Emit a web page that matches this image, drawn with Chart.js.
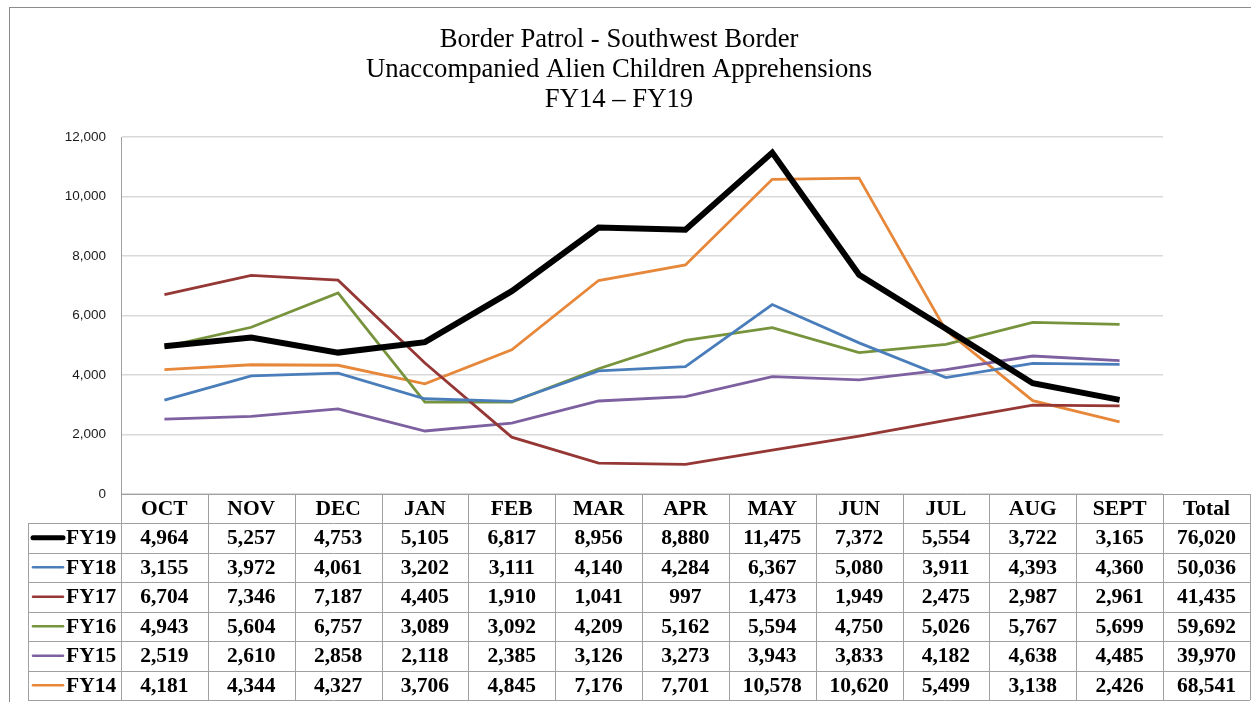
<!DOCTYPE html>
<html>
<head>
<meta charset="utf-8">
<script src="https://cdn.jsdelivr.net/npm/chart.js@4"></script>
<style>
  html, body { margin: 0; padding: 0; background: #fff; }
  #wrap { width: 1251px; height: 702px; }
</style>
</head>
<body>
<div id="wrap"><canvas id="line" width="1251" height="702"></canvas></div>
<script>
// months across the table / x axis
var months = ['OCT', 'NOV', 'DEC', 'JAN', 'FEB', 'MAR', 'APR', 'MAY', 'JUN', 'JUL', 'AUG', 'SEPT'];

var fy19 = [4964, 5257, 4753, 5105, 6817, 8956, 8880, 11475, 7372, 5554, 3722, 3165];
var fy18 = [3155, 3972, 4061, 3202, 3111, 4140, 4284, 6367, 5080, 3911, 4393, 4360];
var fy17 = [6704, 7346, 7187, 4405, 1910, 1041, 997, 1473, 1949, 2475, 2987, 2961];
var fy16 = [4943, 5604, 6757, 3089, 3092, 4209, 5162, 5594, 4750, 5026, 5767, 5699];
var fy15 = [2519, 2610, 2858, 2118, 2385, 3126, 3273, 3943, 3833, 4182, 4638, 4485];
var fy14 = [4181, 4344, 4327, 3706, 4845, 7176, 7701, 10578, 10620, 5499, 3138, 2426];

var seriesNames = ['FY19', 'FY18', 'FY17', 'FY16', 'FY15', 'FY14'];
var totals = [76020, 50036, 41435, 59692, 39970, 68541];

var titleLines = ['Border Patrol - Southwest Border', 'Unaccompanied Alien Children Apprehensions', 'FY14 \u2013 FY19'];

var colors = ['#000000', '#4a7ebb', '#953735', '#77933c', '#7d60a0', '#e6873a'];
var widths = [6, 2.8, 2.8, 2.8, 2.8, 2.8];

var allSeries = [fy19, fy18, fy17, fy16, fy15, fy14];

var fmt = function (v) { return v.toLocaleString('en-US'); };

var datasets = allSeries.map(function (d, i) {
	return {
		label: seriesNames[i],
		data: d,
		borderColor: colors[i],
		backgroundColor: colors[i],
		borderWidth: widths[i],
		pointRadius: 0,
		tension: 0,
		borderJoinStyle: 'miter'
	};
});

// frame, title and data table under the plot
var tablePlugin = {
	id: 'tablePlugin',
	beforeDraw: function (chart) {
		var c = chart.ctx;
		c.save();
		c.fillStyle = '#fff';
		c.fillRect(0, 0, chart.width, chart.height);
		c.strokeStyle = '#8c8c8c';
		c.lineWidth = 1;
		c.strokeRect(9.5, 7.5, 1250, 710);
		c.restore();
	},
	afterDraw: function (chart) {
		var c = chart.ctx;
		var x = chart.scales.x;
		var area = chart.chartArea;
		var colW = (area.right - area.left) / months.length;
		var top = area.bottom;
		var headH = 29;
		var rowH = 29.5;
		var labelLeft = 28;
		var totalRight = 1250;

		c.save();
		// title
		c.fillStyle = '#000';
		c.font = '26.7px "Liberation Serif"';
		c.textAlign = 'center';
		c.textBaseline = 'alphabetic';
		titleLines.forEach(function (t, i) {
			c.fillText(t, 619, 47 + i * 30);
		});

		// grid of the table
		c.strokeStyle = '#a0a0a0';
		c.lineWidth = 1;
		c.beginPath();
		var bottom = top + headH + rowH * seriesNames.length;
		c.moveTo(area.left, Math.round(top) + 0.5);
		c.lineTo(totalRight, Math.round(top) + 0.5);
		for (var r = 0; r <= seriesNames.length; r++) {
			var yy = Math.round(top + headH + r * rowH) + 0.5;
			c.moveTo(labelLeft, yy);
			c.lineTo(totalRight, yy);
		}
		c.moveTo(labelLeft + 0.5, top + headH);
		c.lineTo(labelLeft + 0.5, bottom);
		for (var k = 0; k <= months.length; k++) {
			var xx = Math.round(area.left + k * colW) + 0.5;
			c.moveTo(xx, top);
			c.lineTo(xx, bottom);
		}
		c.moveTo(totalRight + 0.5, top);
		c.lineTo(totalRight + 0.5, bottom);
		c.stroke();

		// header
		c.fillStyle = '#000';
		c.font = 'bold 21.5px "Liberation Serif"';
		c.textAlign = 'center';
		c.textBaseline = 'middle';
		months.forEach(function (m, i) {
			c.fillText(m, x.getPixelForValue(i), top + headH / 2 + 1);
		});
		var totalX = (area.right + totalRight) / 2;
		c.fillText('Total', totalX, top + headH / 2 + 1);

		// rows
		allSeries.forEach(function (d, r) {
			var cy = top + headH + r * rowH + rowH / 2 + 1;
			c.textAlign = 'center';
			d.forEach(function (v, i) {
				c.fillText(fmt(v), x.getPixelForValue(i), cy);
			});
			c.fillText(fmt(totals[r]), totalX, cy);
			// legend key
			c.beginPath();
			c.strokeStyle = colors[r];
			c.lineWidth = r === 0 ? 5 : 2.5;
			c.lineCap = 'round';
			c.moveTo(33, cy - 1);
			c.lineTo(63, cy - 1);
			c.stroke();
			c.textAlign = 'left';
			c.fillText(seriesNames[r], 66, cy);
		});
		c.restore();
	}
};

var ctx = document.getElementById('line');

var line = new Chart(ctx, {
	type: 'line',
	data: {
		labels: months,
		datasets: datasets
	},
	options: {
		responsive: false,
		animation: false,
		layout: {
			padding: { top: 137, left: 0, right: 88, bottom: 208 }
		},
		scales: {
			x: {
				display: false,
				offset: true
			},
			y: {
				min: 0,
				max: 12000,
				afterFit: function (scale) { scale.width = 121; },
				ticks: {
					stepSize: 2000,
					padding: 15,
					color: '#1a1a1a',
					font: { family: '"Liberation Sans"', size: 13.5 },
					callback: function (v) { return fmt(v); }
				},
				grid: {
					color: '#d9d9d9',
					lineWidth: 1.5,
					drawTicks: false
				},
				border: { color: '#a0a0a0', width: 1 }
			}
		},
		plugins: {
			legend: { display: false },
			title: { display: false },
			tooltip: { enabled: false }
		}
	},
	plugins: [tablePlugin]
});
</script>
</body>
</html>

---+---

Goal of the exercise: Write out each line of the listing above, exactly, from its first line to the line holding "var fmt = function", inclusive. Skip the pictures.

Exercise solution:
Emit a web page that matches this image, drawn with Chart.js.
<!DOCTYPE html>
<html>
<head>
<meta charset="utf-8">
<script src="https://cdn.jsdelivr.net/npm/chart.js@4"></script>
<style>
  html, body { margin: 0; padding: 0; background: #fff; }
  #wrap { width: 1251px; height: 702px; }
</style>
</head>
<body>
<div id="wrap"><canvas id="line" width="1251" height="702"></canvas></div>
<script>
// months across the table / x axis
var months = ['OCT', 'NOV', 'DEC', 'JAN', 'FEB', 'MAR', 'APR', 'MAY', 'JUN', 'JUL', 'AUG', 'SEPT'];

var fy19 = [4964, 5257, 4753, 5105, 6817, 8956, 8880, 11475, 7372, 5554, 3722, 3165];
var fy18 = [3155, 3972, 4061, 3202, 3111, 4140, 4284, 6367, 5080, 3911, 4393, 4360];
var fy17 = [6704, 7346, 7187, 4405, 1910, 1041, 997, 1473, 1949, 2475, 2987, 2961];
var fy16 = [4943, 5604, 6757, 3089, 3092, 4209, 5162, 5594, 4750, 5026, 5767, 5699];
var fy15 = [2519, 2610, 2858, 2118, 2385, 3126, 3273, 3943, 3833, 4182, 4638, 4485];
var fy14 = [4181, 4344, 4327, 3706, 4845, 7176, 7701, 10578, 10620, 5499, 3138, 2426];

var seriesNames = ['FY19', 'FY18', 'FY17', 'FY16', 'FY15', 'FY14'];
var totals = [76020, 50036, 41435, 59692, 39970, 68541];

var titleLines = ['Border Patrol - Southwest Border', 'Unaccompanied Alien Children Apprehensions', 'FY14 \u2013 FY19'];

var colors = ['#000000', '#4a7ebb', '#953735', '#77933c', '#7d60a0', '#e6873a'];
var widths = [6, 2.8, 2.8, 2.8, 2.8, 2.8];

var allSeries = [fy19, fy18, fy17, fy16, fy15, fy14];

var fmt = function (v) { return v.toLocaleString('en-US'); };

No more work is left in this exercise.